Tech Trends columnist Jim McDannald takes a deeper dive into some popular run tracking apps.

In a previous edition of Tech Trends, we introduced three of our favorite GPS running apps. Over the next few columns, we’ll go into more depth about what makes each of them worth considering on your next run. Up this week: Strava.

In 2011, Strava took their popular online platform for cyclists and expanded to include offerings for runners. After four years, the brand continues to improve their website and running app with easy-to-use offerings and powerful tools for analyzing and visualizing workout data, motivating users in a new and innovative ways, and providing a new resource to assist in finding new running routes.

RELATED: Which GPS Running App Is Right For You?

Bringing It All Together

The Strava app is great at performing the essentials. After opening the app, you are only two taps away from recording a run. During the run, the app displays pertinent data—pace, distance, overall time, a map of your location—in a legible, orderly fashion. Stopping a workout is straightforward and a workout summary is provided when you complete your run. Strava’s app and website also provide a multitude of interactive graphs, data tables and tools to break down previous workouts or races.

An overlooked benefit of using the Strava app is its ability to serve as a centralized recording tool and training log for a number of other sensors and devices. The Strava app can pair with a number of Bluetooth Smart heart rate monitors and foot pods to help provide more data than most running apps. Through their website and software, Strava can collect the information from GPS running watches to serve as a centralized running log. Whether you record with the Strava app, a GPS running watch or manually enter your run, Strava can bring all this information together to serve as a centralized running log.

Warning: Segments Can Be Addictive

Another compelling aspect of Strava is a feature called segments. The app records your time on a specific section of road or trail called a segment. Strava’s software aggregates times—both yours and other runners’—for this specific segment. A segment leaderboard is created and allows for you to see where you stack up against yourself and others all-time.

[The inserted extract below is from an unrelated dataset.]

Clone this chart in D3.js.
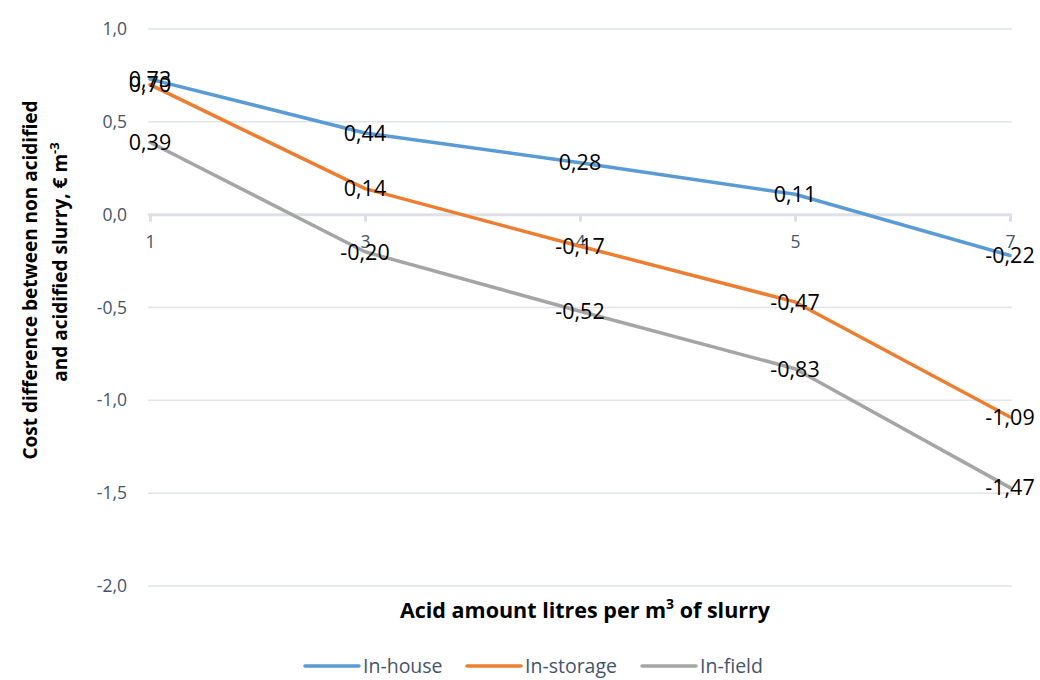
<!DOCTYPE html>
<html>
<head>
<meta charset="utf-8">
<script src="https://cdn.jsdelivr.net/npm/d3@7"></script>
<style>
  html, body { margin: 0; padding: 0; background: #fff; }
  svg { display: block; }
</style>
</head>
<body>
<svg id="chart" width="1040" height="680"></svg>
<script>
// Acid dose categories (litres per m3 of slurry)
const categories = ["1", "3", "4", "5", "7"];
// Cost difference per scenario, € m-3
const inHouse   = [0.73, 0.44, 0.28, 0.11, -0.22];
const inStorage = [0.70, 0.14, -0.17, -0.47, -1.09];
const inField   = [0.39, -0.20, -0.52, -0.83, -1.47];
const yTicks = [1.0, 0.5, 0.0, -0.5, -1.0, -1.5, -2.0];

const series = [
  { name: "In-house",   values: inHouse,   color: "#5b9bd5" },
  { name: "In-storage", values: inStorage, color: "#ed7d31" },
  { name: "In-field",   values: inField,   color: "#a5a5a5" }
];

const font = "'Open Sans', 'Noto Sans', sans-serif";
const axisColor = "#44546a";
const gridColor = "#e1e4e9";

const svg = d3.select("#chart");

const x = d3.scalePoint().domain(categories).range([150, 1010]);
const y = d3.scaleLinear().domain([-2, 1]).range([586, 29]);
const fmt = v => d3.format(".2f")(v).replace(".", ",").replace("−", "-");
const fmtTick = v => d3.format(".1f")(v).replace(".", ",").replace("−", "-");

// horizontal gridlines
svg.append("g")
  .selectAll("line")
  .data(yTicks.filter(t => t !== 0))
  .join("line")
  .attr("x1", 148).attr("x2", 1012)
  .attr("y1", d => y(d)).attr("y2", d => y(d))
  .attr("stroke", gridColor).attr("stroke-width", 1.5);

// y tick labels
svg.append("g")
  .selectAll("text")
  .data(yTicks)
  .join("text")
  .attr("x", 127)
  .attr("y", d => y(d))
  .attr("dy", "0.35em")
  .attr("text-anchor", "end")
  .attr("font-family", font)
  .attr("font-size", 17.5)
  .attr("fill", axisColor)
  .text(fmtTick);

// category axis on the zero line
const xAxis = svg.append("g")
  .attr("transform", `translate(0,${y(0)})`)
  .call(d3.axisBottom(x).tickSize(7).tickPadding(14).tickFormat(d => d));
xAxis.select(".domain")
  .attr("d", `M148,0H1012`)
  .attr("stroke", "#dde1e7").attr("stroke-width", 3);
xAxis.selectAll(".tick line").attr("stroke", "#dde1e7").attr("stroke-width", 3);
xAxis.selectAll(".tick text")
  .attr("font-family", font).attr("font-size", 17.5).attr("fill", axisColor);

// series lines
const line = d3.line()
  .x((d, i) => x(categories[i]))
  .y(d => y(d));

svg.append("g")
  .selectAll("path")
  .data(series)
  .join("path")
  .attr("d", d => line(d.values))
  .attr("fill", "none")
  .attr("stroke", d => d.color)
  .attr("stroke-width", 3.5)
  .attr("stroke-linejoin", "round")
  .attr("stroke-linecap", "round");

// value labels centred on each point
series.forEach(s => {
  svg.append("g")
    .selectAll("text")
    .data(s.values)
    .join("text")
    .attr("x", (d, i) => x(categories[i]))
    .attr("y", d => y(d))
    .attr("dy", "0.36em")
    .attr("text-anchor", "middle")
    .attr("font-family", font)
    .attr("font-size", 21.5)
    .attr("fill", "#000")
    .text(fmt);
});

// axis titles
svg.append("text")
  .attr("x", 585).attr("y", 618)
  .attr("text-anchor", "middle")
  .attr("font-family", font).attr("font-size", 21.5).attr("font-weight", "bold")
  .attr("fill", "#000")
  .call(t => {
    t.append("tspan").text("Acid amount litres per m");
    t.append("tspan").attr("dy", -9).attr("font-size", 14).text("3");
    t.append("tspan").attr("dy", 9).text(" of slurry");
  });

svg.append("text")
  .attr("transform", "translate(37,280) rotate(-90)")
  .attr("text-anchor", "middle")
  .attr("font-family", font).attr("font-size", 19).attr("font-weight", "bold")
  .attr("fill", "#000")
  .text("Cost difference between non acidified");

svg.append("text")
  .attr("transform", "translate(67,262) rotate(-90)")
  .attr("text-anchor", "middle")
  .attr("font-family", font).attr("font-size", 19).attr("font-weight", "bold")
  .attr("fill", "#000")
  .call(t => {
    t.append("tspan").text("and acidified slurry, € m");
    t.append("tspan").attr("dy", -8).attr("font-size", 13).text("-3");
  });

// legend
const legendX = [305, 467, 642];
const legend = svg.append("g")
  .selectAll("g")
  .data(series)
  .join("g")
  .attr("transform", (d, i) => `translate(${legendX[i]},666)`);
legend.append("line")
  .attr("x1", 0).attr("x2", 54)
  .attr("stroke", d => d.color).attr("stroke-width", 3.5)
  .attr("stroke-linecap", "round");
legend.append("text")
  .attr("x", 58).attr("dy", "0.35em")
  .attr("font-family", font).attr("font-size", 19.5)
  .attr("fill", axisColor)
  .text(d => d.name);
</script>
</body>
</html>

While you probably shouldn’t always go after the CR (i.e., course/segment records), chasing a fast time or a top spot for a segment can serve as a fun and new way to stay motivated.

Keep an Eye On Friends, Pros…and the Competition

Along with recording runs, Strava’s app and website provide an online community for runners to share and interact with one another. Much like other social networks, you are able to follow and comment on the runs of friends, competitors and even some top level professional athletes. Their workouts, easy days and races will be viewable on a timeline. For example, Canadian marathoner Reid Coolsaet shared his recent 2:10:29 clocking from the 2015 Berlin Marathon.

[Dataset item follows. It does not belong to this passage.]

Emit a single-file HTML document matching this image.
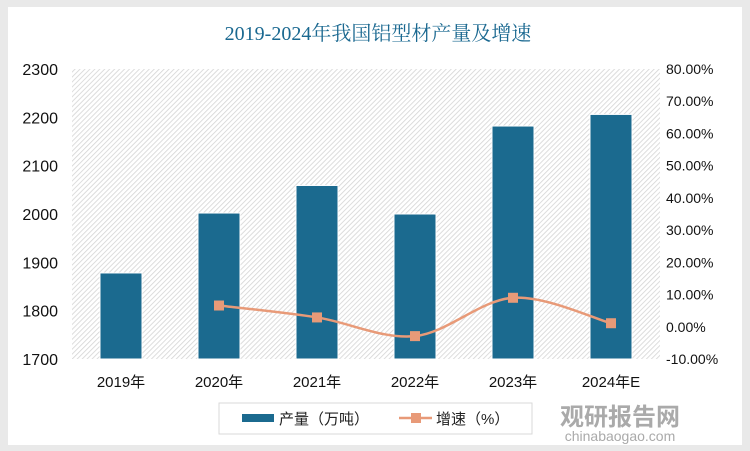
<!DOCTYPE html>
<html><head><meta charset="utf-8"><style>
body{margin:0;background:#e6e6e6;}
#wrap{position:relative;width:750px;height:451px;background:#e9e9e9;overflow:hidden;font-family:"Liberation Sans","Noto Sans CJK SC",sans-serif;}
#card{position:absolute;left:8px;top:7px;width:734px;height:438px;background:#fff;}
</style></head><body>
<div id="wrap">
<div id="card"></div>
<svg id="svg" width="750" height="451" style="position:absolute;left:0;top:0">
<defs><pattern id="hatch" width="3.5" height="3.5" patternUnits="userSpaceOnUse" patternTransform="rotate(45)"><rect width="3.5" height="3.5" fill="#fff"/><line x1="0" y1="0" x2="0" y2="3.5" stroke="#d4d4d4" stroke-width="1.6"/></pattern></defs>
<text x="378" y="40" text-anchor="middle" font-family="Liberation Serif, Noto Serif CJK SC, serif" font-size="20" fill="#1a6890">2019-2024年我国铝型材产量及增速</text>
<rect x="72" y="69" width="588" height="290" fill="url(#hatch)"/>
<g id="g"></g>
<rect x="219" y="403" width="313" height="31" fill="none" stroke="#d9d9d9"/>
<rect x="242" y="414" width="32" height="8" fill="#1b6a8f"/>
<text x="279" y="424" font-size="15" fill="#222">产量（万吨）</text>
<line x1="399" y1="418" x2="432" y2="418" stroke="#e89a78" stroke-width="2.5"/>
<rect x="411" y="413" width="10" height="10" fill="#e89a78"/>
<text x="436" y="424" font-size="15" fill="#222">增速（%）</text>
<text x="620" y="425" text-anchor="middle" font-size="24" font-weight="bold" fill="#aaa">观研报告网</text>
<text x="620" y="441" text-anchor="middle" font-size="14" fill="#aaa">chinabaogao.com</text>
</svg>
</div>
<script>
const categories=["2019年","2020年","2021年","2022年","2023年","2024年E"];
const production=[1878,2002,2059,2000,2182,2206];
const growth=[null,6.6,2.9,-2.9,9.0,1.1];
const leftTicks=[1700,1800,1900,2000,2100,2200,2300];
const rightTicks=[-10,0,10,20,30,40,50,60,70,80];
const X0=72,W=588,Y0=359,Y1=69;
const yL=v=>Y0-(v-1700)/600*(Y0-Y1);
const yR=v=>Y0-(v+10)/90*(Y0-Y1);
const xC=i=>X0+W/categories.length*(i+0.5);
const g=document.getElementById('g');const NS='http://www.w3.org/2000/svg';
function mk(t,a){const e=document.createElementNS(NS,t);for(const k in a)e.setAttribute(k,a[k]);g.appendChild(e);return e;}
leftTicks.forEach(v=>{const t=mk('text',{x:58,y:yL(v)+6,'text-anchor':'end','font-size':16,fill:'#111'});t.textContent=v;

});
rightTicks.forEach(v=>{const t=mk('text',{x:666,y:yR(v)+5,'font-size':14,fill:'#111'});t.textContent=v.toFixed(2)+'%';

});
categories.forEach((c,i)=>{const t=mk('text',{x:xC(i),y:387,'text-anchor':'middle','font-size':15,fill:'#111'});t.textContent=c;


const b=mk('rect',{x:xC(i)-21,y:yL(production[i]),width:42,height:Y0-yL(production[i]),fill:'#1b6a8f',stroke:'#fff','stroke-width':1});

});
const pts=growth.map((v,i)=>v===null?null:[xC(i),yR(v)]).filter(p=>p);
let d='M'+pts[0].join(',');
for(let i=0;i<pts.length-1;i++){const p0=pts[i-1]||pts[i],p1=pts[i],p2=pts[i+1],p3=pts[i+2]||p2;const t=0.5/3;
d+=` C${p1[0]+(p2[0]-p0[0])*t},${p1[1]+(p2[1]-p0[1])*t} ${p2[0]-(p3[0]-p1[0])*t},${p2[1]-(p3[1]-p1[1])*t} ${p2[0]},${p2[1]}`;}
const l=mk('path',{d:d,fill:'none',stroke:'#e89a78','stroke-width':2.5});


pts.forEach(p=>{const m=mk('rect',{x:p[0]-5,y:p[1]-5,width:10,height:10,fill:'#e89a78'});

});
</script>
</body></html>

Strava also uses anonymized running data to create a variety of helpful side projects called Strava Labs. I find the Global Heatmap to be the most useful. Whether you are looking for a new run in the neighborhood or away on a trip, the Global Heatmap search feature helps you find the area’s most popular running spots.

Is Premium Worth It?

While the free version of the app provides a good amount of analysis, a premium subscription provides a few more additional features. Those who want a few more data analysis tools, basic training plans or the ability to broadcast activity to other Strava users via Strava Live, can opt for the $6/month or $59/year options for Strava Premium.